Global data sets derived from remote sensing, urban sensors, crowdsourcing, or surveys can provide valuable insights on the current state of cities, how cities are changing, and opportunities to improve the urban environment. This technical note discusses methods for using these data in combination with locally meaningful jurisdictional boundaries to calculate local measurements of indicators on several themes—including access to urban amenities, air quality, biodiversity, flooding, climate change mitigation, heat, and land protection and restoration—relevant to urban decision-makers, researchers, and other stakeholders.

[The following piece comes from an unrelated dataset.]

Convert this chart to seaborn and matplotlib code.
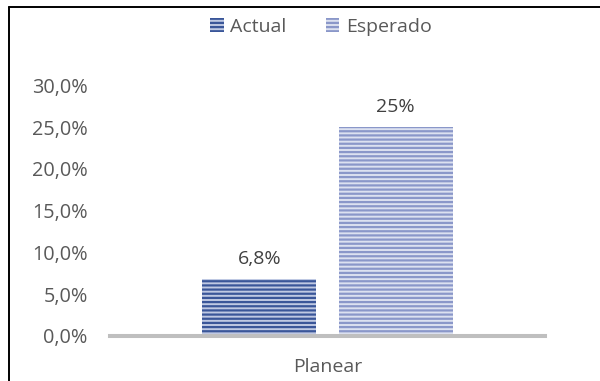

These indicators were identified and prioritized in consultation with program staff and stakeholders from two global sustainable urban development initiatives: Cities4Forests and UrbanShift. Indicator calculations were also generated for cities of interest to these initiatives. These indicators can help urban policymakers and civil society assess differences within their cities; make comparisons with other cities; and measure themselves against national or global benchmarks, such as the Sustainable Development Goals, or against self-defined metrics. Geospatial analysis and zonal statistics methods are applied to existing published geospatial data sets and relevant administrative, statistical, or physical city boundaries to calculate comparable indicators for any city or urban area. This methodology can be applied to any area of interest on Earth. Most indicators are based on open-source data, increasing the feasibility of repeating, replicating, and scaling the analyses at low marginal cost. Although the transferability and comparability of these methods are notable strengths of this approach, this note also discusses limitations of this approach for decision-making.